====== Data segment
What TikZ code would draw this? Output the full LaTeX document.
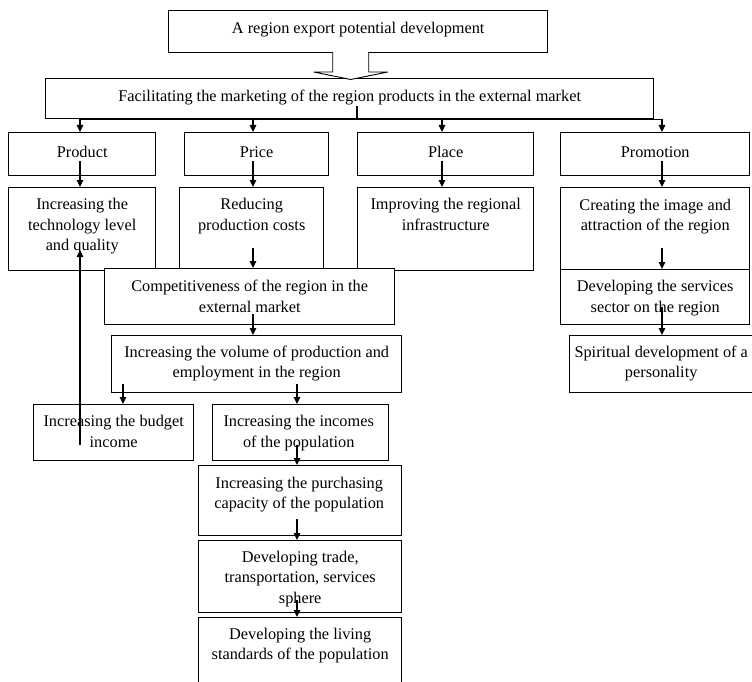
\documentclass[tikz,border=0pt]{standalone}
\usepackage{fontspec}
\setmainfont{Liberation Serif}
\usetikzlibrary{arrows.meta,calc}
\newcommand\fs{\fontsize{16.3}{20.5}\selectfont}
\newcommand\tl{\rule{0pt}{12pt}}
\begin{document}
\begin{tikzpicture}[x=1pt,y=-1pt,
  box/.style={draw, line width=1.4pt, fill=white, inner sep=0pt, anchor=north west},
  lbl/.style={inner sep=0pt, align=center, anchor=north, font=\fs},
  arr/.style={line width=1.2pt, -{Triangle[length=7pt,width=6.5pt]}},
  ln/.style={line width=1.2pt},
  hollow/.style={line width=0.9pt, fill=white}]
\useasboundingbox (0,0) rectangle (752,682);
\clip (0,0) rectangle (752,682);
% columns for connectors
\coordinate (cA) at (80,0);
\coordinate (cB) at (253,0);
\coordinate (cC) at (442,0);
\coordinate (cD) at (662,0);
\coordinate (cE) at (123,0);
\coordinate (cF) at (297,0);
\coordinate (cH) at (357,0);
\coordinate (ha) at (350,52);
% boxes
\node[box, minimum width=379, minimum height=42] (top) at (168,10) {};
\node[box, minimum width=608, minimum height=40] (fac) at (45,78) {};
\node[box, minimum width=147, minimum height=43] (product) at (8,132) {};
\node[box, minimum width=144, minimum height=43] (price) at (184,132) {};
\node[box, minimum width=176, minimum height=43] (place) at (357,132) {};
\node[box, minimum width=189, minimum height=43] (promo) at (560,132) {};
\node[box, minimum width=147, minimum height=83] (tech) at (8,187) {};
\node[box, minimum width=144, minimum height=83] (reduce) at (179,187) {};
\node[box, minimum width=176, minimum height=83] (improv) at (357,187) {};
\node[box, minimum width=189, minimum height=82] (create) at (560,187) {};
\node[box, minimum width=290, minimum height=56] (comp) at (104,268) {};
\node[box, minimum width=189, minimum height=55] (serv) at (560,269) {};
\node[box, minimum width=290, minimum height=57] (volume) at (111,335) {};
\node[box, minimum width=185, minimum height=57] (spirit) at (569,335) {};
\node[box, minimum width=160, minimum height=56] (budget) at (33,404) {};
\node[box, minimum width=176, minimum height=56] (incomes) at (212,404) {};
\node[box, minimum width=203, minimum height=70] (purch) at (198,465) {};
\node[box, minimum width=203, minimum height=72] (trade) at (198,540) {};
\node[box, minimum width=203, minimum height=80] (living) at (198,617) {};
% texts
\node[lbl] (top-t) at ($(top.north)+(0,11.3)$) {\tl A region export potential development};
\node[lbl] (fac-t) at ($(fac.north)+(0,11.7)$) {\tl Facilitating the marketing of the region products in the external market};
\node[lbl] (product-t) at ($(product.north)+(0,13)$) {\tl Product};
\node[lbl] (price-t) at ($(price.north)+(0,13)$) {\tl Price};
\node[lbl] (place-t) at ($(place.north)+(0,13)$) {\tl Place};
\node[lbl] (promo-t) at ($(promo.north)+(0,13)$) {\tl Promotion};
\node[lbl] (tech-t) at ($(tech.north)+(0,10.5)$) {\tl Increasing the\\technology level\\and quality};
\node[lbl] (reduce-t) at ($(reduce.north)+(0,10.5)$) {\tl Reducing\\production costs};
\node[lbl] (improv-t) at ($(improv.north)+(0,10.5)$) {\tl Improving the regional\\infrastructure};
\node[lbl] (create-t) at ($(create.north)+(0,11)$) {\tl Creating the image and\\attraction of the region};
\node[lbl] (comp-t) at ($(comp.north)+(0,11.5)$) {\tl Competitiveness of the region in the\\external market};
\node[lbl] (serv-t) at ($(serv.north)+(0,10.7)$) {\tl Developing the services\\sector on the region};
\node[lbl] (volume-t) at ($(volume.north)+(0,10)$) {\tl Increasing the volume of production and\\employment in the region};
\node[lbl] (spirit-t) at ($(spirit.north)+(-1,10)$) {\tl Spiritual development of a\\personality};
\node[lbl] (budget-t) at ($(budget.north)+(0,10.7)$) {\tl Increasing the budget\\income};
\node[lbl] (incomes-t) at ($(incomes.north)+(-2,10.7)$) {\tl Increasing the incomes\\of the population};
\node[lbl] (purch-t) at ($(purch.north)+(-1,11)$) {\tl Increasing the purchasing\\capacity of the population};
\node[lbl] (trade-t) at ($(trade.north)+(0,10)$) {\tl Developing trade,\\transportation, services\\sphere};
\node[lbl] (living-t) at ($(living.north)+(0,10)$) {\tl Developing the living\\standards of the population};
% hollow arrow between top and fac
\draw[hollow] (ha -| top.south) ++(-25.5,0) -- ++(0,20) -- ++(-19,0) -- ++(37,7.5) -- ++(37,-7.5) -- ++(-19,0) -- ++(0,-20);
% bus from fac
\draw[ln] ($(fac.south -| cH)+(0,-13)$) -- (fac.south -| cH);
\draw[ln] (fac.south -| cA) -- (fac.south -| cD);
\draw[arr] (fac.south -| cA) -- (product.north -| cA);
\draw[arr] (fac.south -| cB) -- (price.north -| cB);
\draw[arr] (fac.south -| cC) -- (place.north -| cC);
\draw[arr] (fac.south -| cD) -- (promo.north -| cD);
% second row
\draw[arr] ($(product.south -| cA)+(0,-15)$) -- (tech.north -| cA);
\draw[arr] ($(price.south -| cB)+(0,-15)$) -- (reduce.north -| cB);
\draw[arr] ($(place.south -| cC)+(0,-15)$) -- (improv.north -| cC);
\draw[arr] ($(promo.south -| cD)+(0,-15)$) -- (create.north -| cD);
% chains
\draw[arr] ($(reduce.north -| cB)+(0,61)$) -- (comp.north -| cB);
\draw[arr] ($(create.north -| cD)+(0,61)$) -- (serv.north -| cD);
\draw[arr] ($(serv.north -| cD)+(0,38)$) -- (spirit.north -| cD);
\draw[arr] ($(comp.south -| cB)+(0,-11)$) -- (volume.north -| cB);
\draw[arr] ($(volume.south -| cE)+(0,-9)$) -- (budget.north -| cE);
\draw[arr] ($(volume.south -| cF)+(0,-9)$) -- (incomes.north -| cF);
\draw[arr] ($(incomes.south -| cF)+(0,-16)$) -- (purch.north -| cF);
\draw[arr] ($(purch.south -| cF)+(0,-17)$) -- (trade.north -| cF);
\draw[arr] ($(trade.south -| cF)+(0,-13)$) -- (living.north -| cF);
\draw[arr] ($(budget.south -| cA)+(0,-16)$) -- ($(tech.north -| cA)+(0,63)$);
\end{tikzpicture}
\end{document}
============
* **Your objective**
Transcribe the preceding listing in its entirety and with exact wording, leaving out pictures.

* **Task solution**
What TikZ code would draw this? Output the full LaTeX document.
\documentclass[tikz,border=0pt]{standalone}
\usepackage{fontspec}
\setmainfont{Liberation Serif}
\usetikzlibrary{arrows.meta,calc}
\newcommand\fs{\fontsize{16.3}{20.5}\selectfont}
\newcommand\tl{\rule{0pt}{12pt}}
\begin{document}
\begin{tikzpicture}[x=1pt,y=-1pt,
  box/.style={draw, line width=1.4pt, fill=white, inner sep=0pt, anchor=north west},
  lbl/.style={inner sep=0pt, align=center, anchor=north, font=\fs},
  arr/.style={line width=1.2pt, -{Triangle[length=7pt,width=6.5pt]}},
  ln/.style={line width=1.2pt},
  hollow/.style={line width=0.9pt, fill=white}]
\useasboundingbox (0,0) rectangle (752,682);
\clip (0,0) rectangle (752,682);
% columns for connectors
\coordinate (cA) at (80,0);
\coordinate (cB) at (253,0);
\coordinate (cC) at (442,0);
\coordinate (cD) at (662,0);
\coordinate (cE) at (123,0);
\coordinate (cF) at (297,0);
\coordinate (cH) at (357,0);
\coordinate (ha) at (350,52);
% boxes
\node[box, minimum width=379, minimum height=42] (top) at (168,10) {};
\node[box, minimum width=608, minimum height=40] (fac) at (45,78) {};
\node[box, minimum width=147, minimum height=43] (product) at (8,132) {};
\node[box, minimum width=144, minimum height=43] (price) at (184,132) {};
\node[box, minimum width=176, minimum height=43] (place) at (357,132) {};
\node[box, minimum width=189, minimum height=43] (promo) at (560,132) {};
\node[box, minimum width=147, minimum height=83] (tech) at (8,187) {};
\node[box, minimum width=144, minimum height=83] (reduce) at (179,187) {};
\node[box, minimum width=176, minimum height=83] (improv) at (357,187) {};
\node[box, minimum width=189, minimum height=82] (create) at (560,187) {};
\node[box, minimum width=290, minimum height=56] (comp) at (104,268) {};
\node[box, minimum width=189, minimum height=55] (serv) at (560,269) {};
\node[box, minimum width=290, minimum height=57] (volume) at (111,335) {};
\node[box, minimum width=185, minimum height=57] (spirit) at (569,335) {};
\node[box, minimum width=160, minimum height=56] (budget) at (33,404) {};
\node[box, minimum width=176, minimum height=56] (incomes) at (212,404) {};
\node[box, minimum width=203, minimum height=70] (purch) at (198,465) {};
\node[box, minimum width=203, minimum height=72] (trade) at (198,540) {};
\node[box, minimum width=203, minimum height=80] (living) at (198,617) {};
% texts
\node[lbl] (top-t) at ($(top.north)+(0,11.3)$) {\tl A region export potential development};
\node[lbl] (fac-t) at ($(fac.north)+(0,11.7)$) {\tl Facilitating the marketing of the region products in the external market};
\node[lbl] (product-t) at ($(product.north)+(0,13)$) {\tl Product};
\node[lbl] (price-t) at ($(price.north)+(0,13)$) {\tl Price};
\node[lbl] (place-t) at ($(place.north)+(0,13)$) {\tl Place};
\node[lbl] (promo-t) at ($(promo.north)+(0,13)$) {\tl Promotion};
\node[lbl] (tech-t) at ($(tech.north)+(0,10.5)$) {\tl Increasing the\\technology level\\and quality};
\node[lbl] (reduce-t) at ($(reduce.north)+(0,10.5)$) {\tl Reducing\\production costs};
\node[lbl] (improv-t) at ($(improv.north)+(0,10.5)$) {\tl Improving the regional\\infrastructure};
\node[lbl] (create-t) at ($(create.north)+(0,11)$) {\tl Creating the image and\\attraction of the region};
\node[lbl] (comp-t) at ($(comp.north)+(0,11.5)$) {\tl Competitiveness of the region in the\\external market};
\node[lbl] (serv-t) at ($(serv.north)+(0,10.7)$) {\tl Developing the services\\sector on the region};
\node[lbl] (volume-t) at ($(volume.north)+(0,10)$) {\tl Increasing the volume of production and\\employment in the region};
\node[lbl] (spirit-t) at ($(spirit.north)+(-1,10)$) {\tl Spiritual development of a\\personality};
\node[lbl] (budget-t) at ($(budget.north)+(0,10.7)$) {\tl Increasing the budget\\income};
\node[lbl] (incomes-t) at ($(incomes.north)+(-2,10.7)$) {\tl Increasing the incomes\\of the population};
\node[lbl] (purch-t) at ($(purch.north)+(-1,11)$) {\tl Increasing the purchasing\\capacity of the population};
\node[lbl] (trade-t) at ($(trade.north)+(0,10)$) {\tl Developing trade,\\transportation, services\\sphere};
\node[lbl] (living-t) at ($(living.north)+(0,10)$) {\tl Developing the living\\standards of the population};
% hollow arrow between top and fac
\draw[hollow] (ha -| top.south) ++(-25.5,0) -- ++(0,20) -- ++(-19,0) -- ++(37,7.5) -- ++(37,-7.5) -- ++(-19,0) -- ++(0,-20);
% bus from fac
\draw[ln] ($(fac.south -| cH)+(0,-13)$) -- (fac.south -| cH);
\draw[ln] (fac.south -| cA) -- (fac.south -| cD);
\draw[arr] (fac.south -| cA) -- (product.north -| cA);
\draw[arr] (fac.south -| cB) -- (price.north -| cB);
\draw[arr] (fac.south -| cC) -- (place.north -| cC);
\draw[arr] (fac.south -| cD) -- (promo.north -| cD);
% second row
\draw[arr] ($(product.south -| cA)+(0,-15)$) -- (tech.north -| cA);
\draw[arr] ($(price.south -| cB)+(0,-15)$) -- (reduce.north -| cB);
\draw[arr] ($(place.south -| cC)+(0,-15)$) -- (improv.north -| cC);
\draw[arr] ($(promo.south -| cD)+(0,-15)$) -- (create.north -| cD);
% chains
\draw[arr] ($(reduce.north -| cB)+(0,61)$) -- (comp.north -| cB);
\draw[arr] ($(create.north -| cD)+(0,61)$) -- (serv.north -| cD);
\draw[arr] ($(serv.north -| cD)+(0,38)$) -- (spirit.north -| cD);
\draw[arr] ($(comp.south -| cB)+(0,-11)$) -- (volume.north -| cB);
\draw[arr] ($(volume.south -| cE)+(0,-9)$) -- (budget.north -| cE);
\draw[arr] ($(volume.south -| cF)+(0,-9)$) -- (incomes.north -| cF);
\draw[arr] ($(incomes.south -| cF)+(0,-16)$) -- (purch.north -| cF);
\draw[arr] ($(purch.south -| cF)+(0,-17)$) -- (trade.north -| cF);
\draw[arr] ($(trade.south -| cF)+(0,-13)$) -- (living.north -| cF);
\draw[arr] ($(budget.south -| cA)+(0,-16)$) -- ($(tech.north -| cA)+(0,63)$);
\end{tikzpicture}
\end{document}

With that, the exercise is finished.